Set problem
Every line of the listing must be reproduced as it stands. Leave the images behind.
---*---
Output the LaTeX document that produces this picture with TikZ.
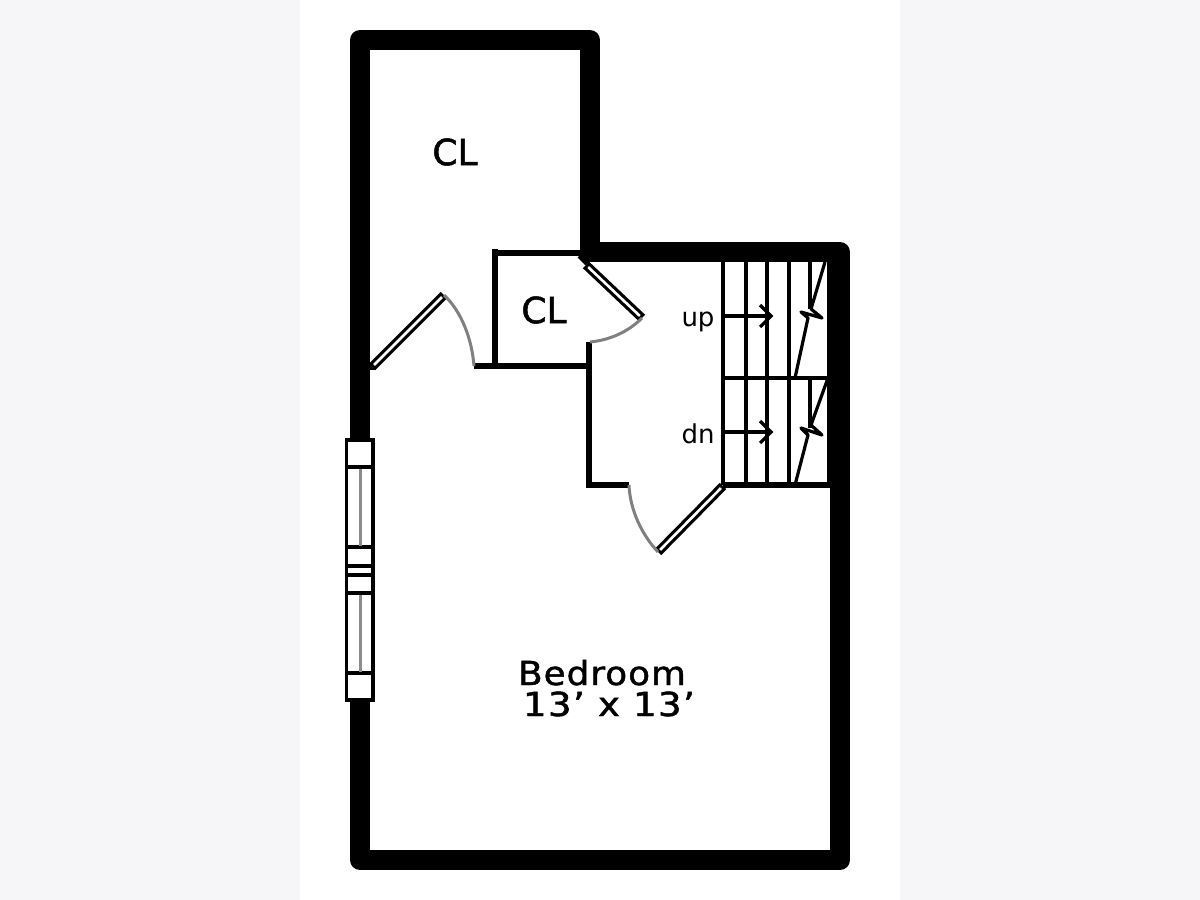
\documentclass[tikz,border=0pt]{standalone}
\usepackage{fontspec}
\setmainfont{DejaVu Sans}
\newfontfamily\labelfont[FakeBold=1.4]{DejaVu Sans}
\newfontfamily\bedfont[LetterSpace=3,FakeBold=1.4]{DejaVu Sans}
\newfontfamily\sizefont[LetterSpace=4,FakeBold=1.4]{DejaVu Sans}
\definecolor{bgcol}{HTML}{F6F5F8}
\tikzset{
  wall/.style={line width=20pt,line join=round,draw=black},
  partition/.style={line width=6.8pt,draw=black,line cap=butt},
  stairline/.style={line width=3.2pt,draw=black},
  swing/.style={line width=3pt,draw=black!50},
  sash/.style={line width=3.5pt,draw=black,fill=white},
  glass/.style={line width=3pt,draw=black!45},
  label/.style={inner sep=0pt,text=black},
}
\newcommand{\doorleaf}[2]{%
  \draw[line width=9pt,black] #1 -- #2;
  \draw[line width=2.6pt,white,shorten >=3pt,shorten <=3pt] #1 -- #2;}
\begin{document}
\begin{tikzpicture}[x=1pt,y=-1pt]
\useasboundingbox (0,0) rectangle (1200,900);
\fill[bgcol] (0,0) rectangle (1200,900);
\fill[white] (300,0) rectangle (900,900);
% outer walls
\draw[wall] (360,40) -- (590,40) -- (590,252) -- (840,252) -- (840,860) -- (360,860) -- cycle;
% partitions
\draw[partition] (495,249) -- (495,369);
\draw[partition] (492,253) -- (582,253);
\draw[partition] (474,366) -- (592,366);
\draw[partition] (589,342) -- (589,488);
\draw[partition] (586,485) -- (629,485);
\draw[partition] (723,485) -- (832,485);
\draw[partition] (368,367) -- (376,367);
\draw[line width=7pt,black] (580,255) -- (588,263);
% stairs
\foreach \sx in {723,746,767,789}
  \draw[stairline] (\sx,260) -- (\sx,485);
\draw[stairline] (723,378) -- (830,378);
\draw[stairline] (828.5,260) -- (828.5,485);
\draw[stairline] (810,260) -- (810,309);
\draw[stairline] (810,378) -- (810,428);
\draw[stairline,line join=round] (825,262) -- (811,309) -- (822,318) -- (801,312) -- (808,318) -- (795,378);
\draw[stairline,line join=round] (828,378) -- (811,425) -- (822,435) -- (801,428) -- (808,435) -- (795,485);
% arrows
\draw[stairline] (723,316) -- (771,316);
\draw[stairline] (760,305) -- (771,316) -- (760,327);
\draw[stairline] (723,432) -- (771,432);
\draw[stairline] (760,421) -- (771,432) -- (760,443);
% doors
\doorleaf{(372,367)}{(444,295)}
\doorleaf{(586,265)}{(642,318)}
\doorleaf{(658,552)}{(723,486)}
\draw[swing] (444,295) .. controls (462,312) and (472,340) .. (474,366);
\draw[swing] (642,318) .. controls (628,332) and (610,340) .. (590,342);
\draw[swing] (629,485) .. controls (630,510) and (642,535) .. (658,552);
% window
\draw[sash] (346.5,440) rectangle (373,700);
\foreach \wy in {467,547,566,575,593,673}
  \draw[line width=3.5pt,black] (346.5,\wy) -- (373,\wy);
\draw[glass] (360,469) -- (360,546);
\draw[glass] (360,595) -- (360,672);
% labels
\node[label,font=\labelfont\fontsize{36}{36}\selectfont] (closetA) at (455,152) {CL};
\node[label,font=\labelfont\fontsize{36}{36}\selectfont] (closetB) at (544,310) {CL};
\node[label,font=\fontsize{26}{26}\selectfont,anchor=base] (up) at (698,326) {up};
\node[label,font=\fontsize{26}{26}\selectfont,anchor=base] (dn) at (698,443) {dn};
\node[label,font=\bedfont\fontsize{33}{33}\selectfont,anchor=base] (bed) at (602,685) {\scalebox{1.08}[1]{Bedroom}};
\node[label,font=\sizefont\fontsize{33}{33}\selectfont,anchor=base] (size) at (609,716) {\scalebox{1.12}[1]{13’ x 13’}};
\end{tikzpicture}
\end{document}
---*---
Solution
Output the LaTeX document that produces this picture with TikZ.
\documentclass[tikz,border=0pt]{standalone}
\usepackage{fontspec}
\setmainfont{DejaVu Sans}
\newfontfamily\labelfont[FakeBold=1.4]{DejaVu Sans}
\newfontfamily\bedfont[LetterSpace=3,FakeBold=1.4]{DejaVu Sans}
\newfontfamily\sizefont[LetterSpace=4,FakeBold=1.4]{DejaVu Sans}
\definecolor{bgcol}{HTML}{F6F5F8}
\tikzset{
  wall/.style={line width=20pt,line join=round,draw=black},
  partition/.style={line width=6.8pt,draw=black,line cap=butt},
  stairline/.style={line width=3.2pt,draw=black},
  swing/.style={line width=3pt,draw=black!50},
  sash/.style={line width=3.5pt,draw=black,fill=white},
  glass/.style={line width=3pt,draw=black!45},
  label/.style={inner sep=0pt,text=black},
}
\newcommand{\doorleaf}[2]{%
  \draw[line width=9pt,black] #1 -- #2;
  \draw[line width=2.6pt,white,shorten >=3pt,shorten <=3pt] #1 -- #2;}
\begin{document}
\begin{tikzpicture}[x=1pt,y=-1pt]
\useasboundingbox (0,0) rectangle (1200,900);
\fill[bgcol] (0,0) rectangle (1200,900);
\fill[white] (300,0) rectangle (900,900);
% outer walls
\draw[wall] (360,40) -- (590,40) -- (590,252) -- (840,252) -- (840,860) -- (360,860) -- cycle;
% partitions
\draw[partition] (495,249) -- (495,369);
\draw[partition] (492,253) -- (582,253);
\draw[partition] (474,366) -- (592,366);
\draw[partition] (589,342) -- (589,488);
\draw[partition] (586,485) -- (629,485);
\draw[partition] (723,485) -- (832,485);
\draw[partition] (368,367) -- (376,367);
\draw[line width=7pt,black] (580,255) -- (588,263);
% stairs
\foreach \sx in {723,746,767,789}
  \draw[stairline] (\sx,260) -- (\sx,485);
\draw[stairline] (723,378) -- (830,378);
\draw[stairline] (828.5,260) -- (828.5,485);
\draw[stairline] (810,260) -- (810,309);
\draw[stairline] (810,378) -- (810,428);
\draw[stairline,line join=round] (825,262) -- (811,309) -- (822,318) -- (801,312) -- (808,318) -- (795,378);
\draw[stairline,line join=round] (828,378) -- (811,425) -- (822,435) -- (801,428) -- (808,435) -- (795,485);
% arrows
\draw[stairline] (723,316) -- (771,316);
\draw[stairline] (760,305) -- (771,316) -- (760,327);
\draw[stairline] (723,432) -- (771,432);
\draw[stairline] (760,421) -- (771,432) -- (760,443);
% doors
\doorleaf{(372,367)}{(444,295)}
\doorleaf{(586,265)}{(642,318)}
\doorleaf{(658,552)}{(723,486)}
\draw[swing] (444,295) .. controls (462,312) and (472,340) .. (474,366);
\draw[swing] (642,318) .. controls (628,332) and (610,340) .. (590,342);
\draw[swing] (629,485) .. controls (630,510) and (642,535) .. (658,552);
% window
\draw[sash] (346.5,440) rectangle (373,700);
\foreach \wy in {467,547,566,575,593,673}
  \draw[line width=3.5pt,black] (346.5,\wy) -- (373,\wy);
\draw[glass] (360,469) -- (360,546);
\draw[glass] (360,595) -- (360,672);
% labels
\node[label,font=\labelfont\fontsize{36}{36}\selectfont] (closetA) at (455,152) {CL};
\node[label,font=\labelfont\fontsize{36}{36}\selectfont] (closetB) at (544,310) {CL};
\node[label,font=\fontsize{26}{26}\selectfont,anchor=base] (up) at (698,326) {up};
\node[label,font=\fontsize{26}{26}\selectfont,anchor=base] (dn) at (698,443) {dn};
\node[label,font=\bedfont\fontsize{33}{33}\selectfont,anchor=base] (bed) at (602,685) {\scalebox{1.08}[1]{Bedroom}};
\node[label,font=\sizefont\fontsize{33}{33}\selectfont,anchor=base] (size) at (609,716) {\scalebox{1.12}[1]{13’ x 13’}};
\end{tikzpicture}
\end{document}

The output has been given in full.